Brief: What is needed is an exact copy of the lines from the line containing "The picture is" to the line containing "share_labels = ['52.54%', '22.03%', '16.1%', '9.32%']", both lines included, and nothing else.

Data excerpt:
* START *
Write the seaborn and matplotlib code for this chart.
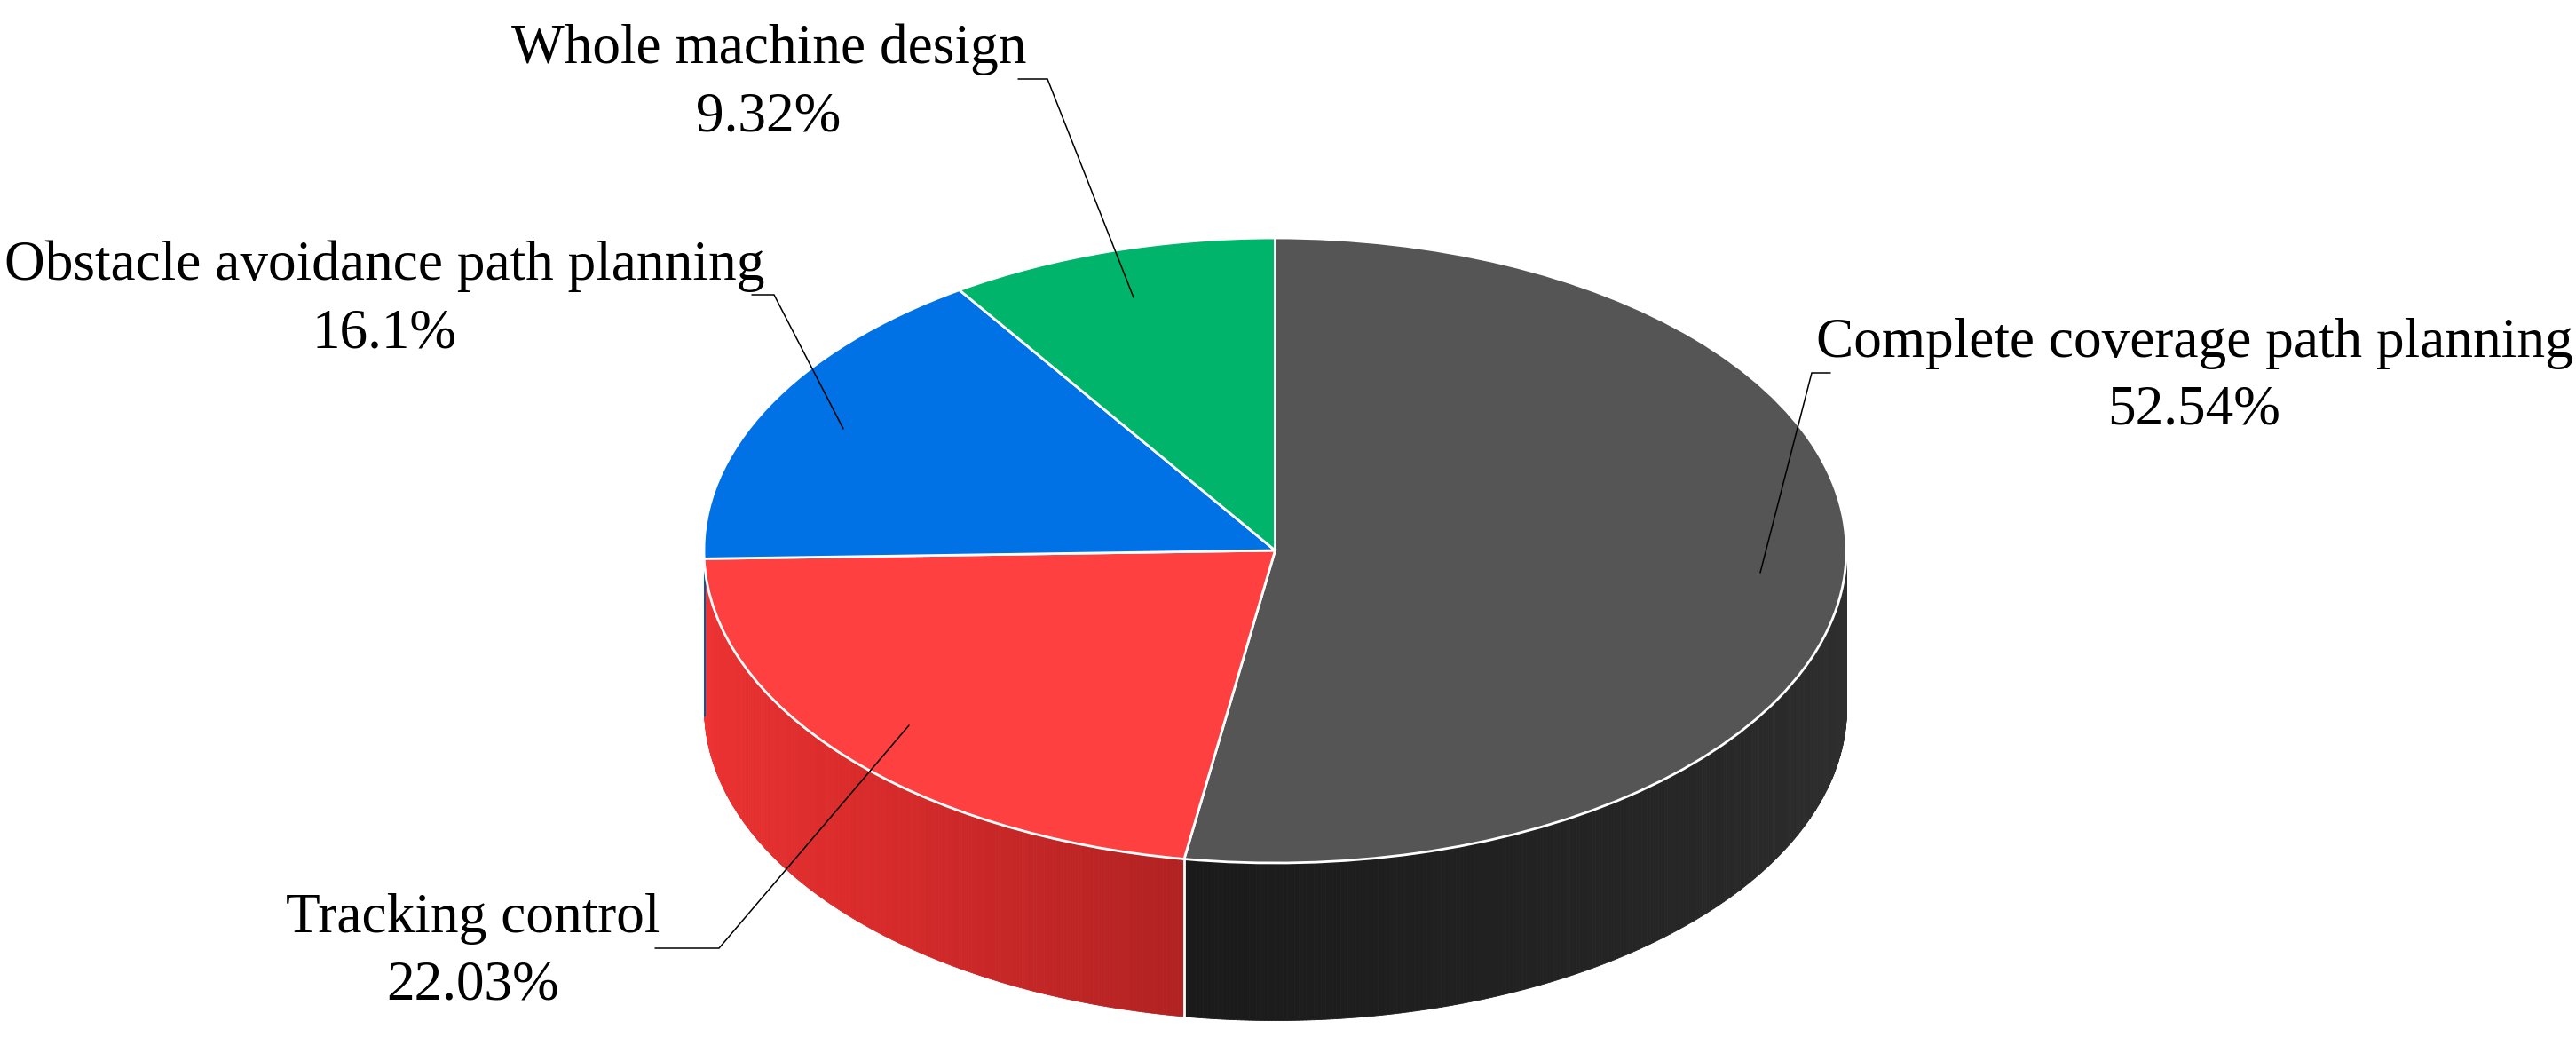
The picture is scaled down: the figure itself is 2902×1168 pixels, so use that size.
import numpy as np
import matplotlib
matplotlib.use('Agg')
import matplotlib.pyplot as plt
from matplotlib.colors import LinearSegmentedColormap
from matplotlib.transforms import Affine2D
import seaborn as sns

# chart data
categories = ['Complete coverage path planning', 'Tracking control',
              'Obstacle avoidance path planning', 'Whole machine design']
shares = [52.54, 22.03, 16.1, 9.32]
share_labels = ['52.54%', '22.03%', '16.1%', '9.32%']

# styles
top_colors = ['#555555', '#FF4040', '#0072E6', '#00B56B']
side_stops = [
    [(0, '#303030'), (1, '#1A1A1A')],
    [(0, '#B22222'), (0.4, '#D52A2A'), (0.55, '#DE2C2C'), (1, '#F03434')],
    [(0, '#0058B0'), (1, '#0058B0')],
    [(0, '#008A52'), (1, '#008A52')],
]

# layout, all in pixels of the 2902x1168 picture
cx, cy = 1436.5, 620
rx, ry = 643.5, 352
depth = 177
label_xy = [(2472, 402, 478), (533, 1050, 1126), (433, 315, 391), (866, 71, 148)]
leaders = [
    ([2062, 2041, 1983], [420, 420, 645]),
    ([738, 810, 1024], [1068, 1068, 817]),
    ([847, 872, 950], [332, 332, 483]),
    ([1147, 1180, 1277], [89, 89, 335]),
]

sns.set_theme(style='white')
plt.rcParams['font.family'] = ['Liberation Serif', 'DejaVu Serif']
plt.rcParams['mathtext.fontset'] = 'stix'

fig = plt.figure(figsize=(29.02, 11.68), dpi=100, facecolor='white')
ax = fig.add_axes([0, 0, 1, 1])

# top face: an ordinary pie squashed to an ellipse (screen y points down)
wedges, _ = ax.pie(shares, colors=sns.color_palette(top_colors), startangle=90,
                   counterclock=False,
                   wedgeprops={'edgecolor': 'white', 'linewidth': 2.0})
ax.set_aspect('auto')
ax.set_xlim(0, 2902)
ax.set_ylim(1168, 0)
ax.axis('off')
squash = Affine2D().scale(rx, -ry).translate(cx, cy) + ax.transData
for w in wedges:
    w.set_transform(squash)
    w.set_zorder(3)

# side wall: only the part of each slice facing the viewer
edges = 90 - np.cumsum([0] + shares) / sum(shares) * 360
for i in range(len(shares)):
    cmap = LinearSegmentedColormap.from_list('side%d' % i, side_stops[i])
    hi, lo = edges[i], edges[i + 1]
    vis_hi = min(hi, 0)
    vis_lo = max(lo, -180)
    if vis_hi <= vis_lo:
        continue
    th = np.radians(np.linspace(vis_hi, vis_lo, 260))
    for j in range(len(th) - 1):
        seg = np.linspace(th[j], th[j + 1], 3)
        x = cx + rx * np.cos(seg)
        y = cy - ry * np.sin(seg)
        col = cmap(j / (len(th) - 2))
        ax.fill_between(x, y, y + depth, color=col, linewidth=0.6, zorder=1)
    # white seam between two neighbouring walls
    bx = np.cos(np.radians(lo))
    if abs(bx) < 0.9 and lo > -180:
        sx = cx + rx * bx
        sy = cy - ry * np.sin(np.radians(lo))
        ax.plot([sx, sx], [sy, sy + depth], color='white', lw=2.0, zorder=2,
                solid_capstyle='butt')

# leader lines
for xs, ys in leaders:
    ax.plot(xs, ys, color='black', lw=1.1, zorder=4, solid_joinstyle='miter')

# labels
for name, pct, (lx, y1, y2) in zip(categories, share_labels, label_xy):
    ax.text(lx, y1, name, ha='center', va='baseline', fontsize=45.5, color='black', zorder=5)
    ax.text(lx, y2, pct, ha='center', va='baseline', fontsize=45.5, color='black', zorder=5)

fig.savefig('out.png', dpi=100, facecolor='white')
plt.close(fig)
* END *
Complete answer:
The picture is scaled down: the figure itself is 2902×1168 pixels, so use that size.
import numpy as np
import matplotlib
matplotlib.use('Agg')
import matplotlib.pyplot as plt
from matplotlib.colors import LinearSegmentedColormap
from matplotlib.transforms import Affine2D
import seaborn as sns

# chart data
categories = ['Complete coverage path planning', 'Tracking control',
              'Obstacle avoidance path planning', 'Whole machine design']
shares = [52.54, 22.03, 16.1, 9.32]
share_labels = ['52.54%', '22.03%', '16.1%', '9.32%']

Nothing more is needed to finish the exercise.